§ MATERIALS PROVIDED
=-=-=-=-=
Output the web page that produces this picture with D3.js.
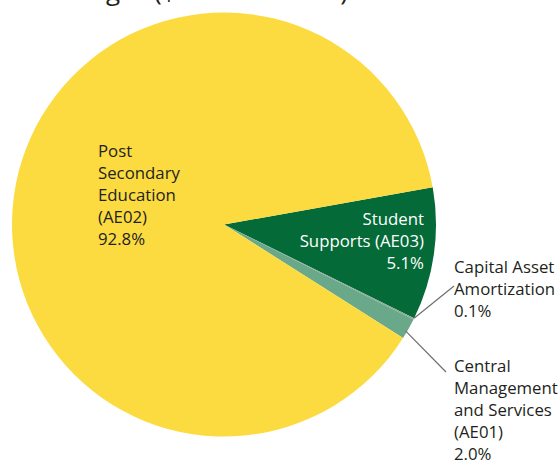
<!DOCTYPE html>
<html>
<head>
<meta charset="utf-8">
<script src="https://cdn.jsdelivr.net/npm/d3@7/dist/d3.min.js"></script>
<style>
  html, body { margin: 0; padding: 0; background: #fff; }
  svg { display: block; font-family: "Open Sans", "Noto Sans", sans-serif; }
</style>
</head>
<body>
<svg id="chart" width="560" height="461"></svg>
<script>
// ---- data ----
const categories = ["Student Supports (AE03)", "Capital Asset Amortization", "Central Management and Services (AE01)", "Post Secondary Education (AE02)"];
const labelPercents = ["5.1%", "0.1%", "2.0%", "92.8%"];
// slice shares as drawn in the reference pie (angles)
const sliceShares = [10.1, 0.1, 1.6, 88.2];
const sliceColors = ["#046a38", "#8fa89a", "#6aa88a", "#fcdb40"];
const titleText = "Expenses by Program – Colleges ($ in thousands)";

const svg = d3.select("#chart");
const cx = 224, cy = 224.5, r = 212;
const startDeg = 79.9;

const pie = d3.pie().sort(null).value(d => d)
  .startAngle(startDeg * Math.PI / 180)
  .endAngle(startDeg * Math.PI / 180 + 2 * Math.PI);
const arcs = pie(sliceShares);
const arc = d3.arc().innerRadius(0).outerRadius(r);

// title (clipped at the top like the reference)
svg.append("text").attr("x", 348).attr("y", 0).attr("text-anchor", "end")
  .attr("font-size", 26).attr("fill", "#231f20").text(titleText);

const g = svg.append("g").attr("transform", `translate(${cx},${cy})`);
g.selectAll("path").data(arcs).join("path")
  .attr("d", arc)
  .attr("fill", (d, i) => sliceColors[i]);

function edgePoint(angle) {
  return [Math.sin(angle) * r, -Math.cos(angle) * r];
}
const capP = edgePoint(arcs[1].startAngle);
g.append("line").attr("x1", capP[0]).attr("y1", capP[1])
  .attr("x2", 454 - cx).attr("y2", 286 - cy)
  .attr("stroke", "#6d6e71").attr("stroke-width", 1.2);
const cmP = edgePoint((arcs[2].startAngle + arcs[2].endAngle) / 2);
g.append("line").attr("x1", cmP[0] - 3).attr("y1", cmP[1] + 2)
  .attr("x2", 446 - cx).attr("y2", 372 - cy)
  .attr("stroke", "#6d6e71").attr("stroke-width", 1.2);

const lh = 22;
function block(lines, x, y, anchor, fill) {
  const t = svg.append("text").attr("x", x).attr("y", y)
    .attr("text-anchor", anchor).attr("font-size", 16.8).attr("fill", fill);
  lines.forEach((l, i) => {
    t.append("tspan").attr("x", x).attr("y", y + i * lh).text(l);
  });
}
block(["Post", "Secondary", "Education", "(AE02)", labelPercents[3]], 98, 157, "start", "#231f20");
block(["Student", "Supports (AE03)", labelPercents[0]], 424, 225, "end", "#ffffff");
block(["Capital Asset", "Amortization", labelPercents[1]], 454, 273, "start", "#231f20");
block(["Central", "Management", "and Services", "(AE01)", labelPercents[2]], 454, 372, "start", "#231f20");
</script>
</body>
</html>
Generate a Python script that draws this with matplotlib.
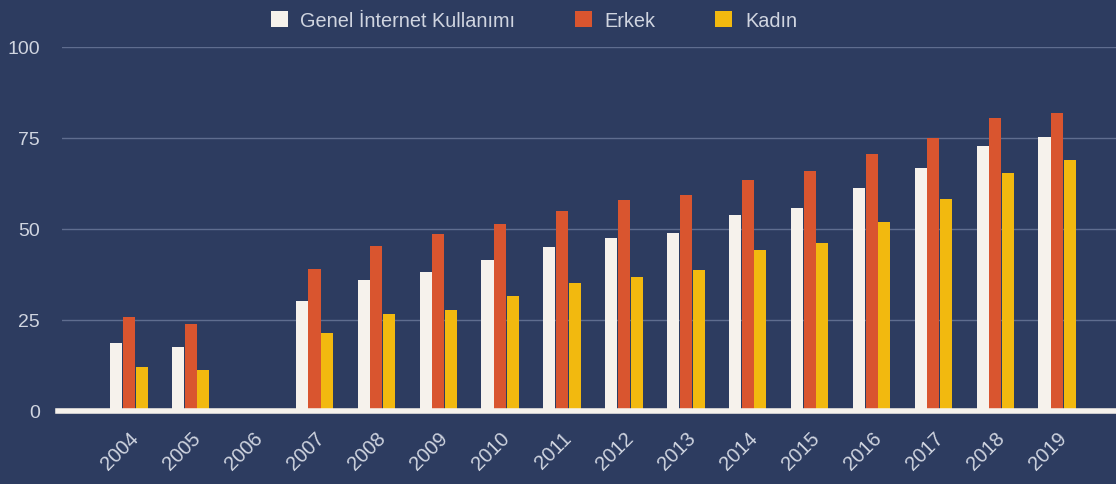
=-=-=-=-=
Drop the images and quote the entries word for word.

§ PROBLEM SOLUTION
Output the web page that produces this picture with D3.js.
<!DOCTYPE html>
<html>
<head>
<meta charset="utf-8">
<script src="https://cdn.jsdelivr.net/npm/d3@7/dist/d3.min.js"></script>
<style>
  html, body { margin: 0; padding: 0; background: #fff; }
  svg { display: block; font-family: "Open Sans", "Noto Sans", sans-serif; }
</style>
</head>
<body>
<svg id="chart" width="560" height="461"></svg>
<script>
// ---- data ----
const categories = ["Student Supports (AE03)", "Capital Asset Amortization", "Central Management and Services (AE01)", "Post Secondary Education (AE02)"];
const labelPercents = ["5.1%", "0.1%", "2.0%", "92.8%"];
// slice shares as drawn in the reference pie (angles)
const sliceShares = [10.1, 0.1, 1.6, 88.2];
const sliceColors = ["#046a38", "#8fa89a", "#6aa88a", "#fcdb40"];
const titleText = "Expenses by Program – Colleges ($ in thousands)";

const svg = d3.select("#chart");
const cx = 224, cy = 224.5, r = 212;
const startDeg = 79.9;

const pie = d3.pie().sort(null).value(d => d)
  .startAngle(startDeg * Math.PI / 180)
  .endAngle(startDeg * Math.PI / 180 + 2 * Math.PI);
const arcs = pie(sliceShares);
const arc = d3.arc().innerRadius(0).outerRadius(r);

// title (clipped at the top like the reference)
svg.append("text").attr("x", 348).attr("y", 0).attr("text-anchor", "end")
  .attr("font-size", 26).attr("fill", "#231f20").text(titleText);

const g = svg.append("g").attr("transform", `translate(${cx},${cy})`);
g.selectAll("path").data(arcs).join("path")
  .attr("d", arc)
  .attr("fill", (d, i) => sliceColors[i]);

function edgePoint(angle) {
  return [Math.sin(angle) * r, -Math.cos(angle) * r];
}
const capP = edgePoint(arcs[1].startAngle);
g.append("line").attr("x1", capP[0]).attr("y1", capP[1])
  .attr("x2", 454 - cx).attr("y2", 286 - cy)
  .attr("stroke", "#6d6e71").attr("stroke-width", 1.2);
const cmP = edgePoint((arcs[2].startAngle + arcs[2].endAngle) / 2);
g.append("line").attr("x1", cmP[0] - 3).attr("y1", cmP[1] + 2)
  .attr("x2", 446 - cx).attr("y2", 372 - cy)
  .attr("stroke", "#6d6e71").attr("stroke-width", 1.2);

const lh = 22;
function block(lines, x, y, anchor, fill) {
  const t = svg.append("text").attr("x", x).attr("y", y)
    .attr("text-anchor", anchor).attr("font-size", 16.8).attr("fill", fill);
  lines.forEach((l, i) => {
    t.append("tspan").attr("x", x).attr("y", y + i * lh).text(l);
  });
}
block(["Post", "Secondary", "Education", "(AE02)", labelPercents[3]], 98, 157, "start", "#231f20");
block(["Student", "Supports (AE03)", labelPercents[0]], 424, 225, "end", "#ffffff");
block(["Capital Asset", "Amortization", labelPercents[1]], 454, 273, "start", "#231f20");
block(["Central", "Management", "and Services", "(AE01)", labelPercents[2]], 454, 372, "start", "#231f20");
</script>
</body>
</html>
Generate a Python script that draws this with matplotlib.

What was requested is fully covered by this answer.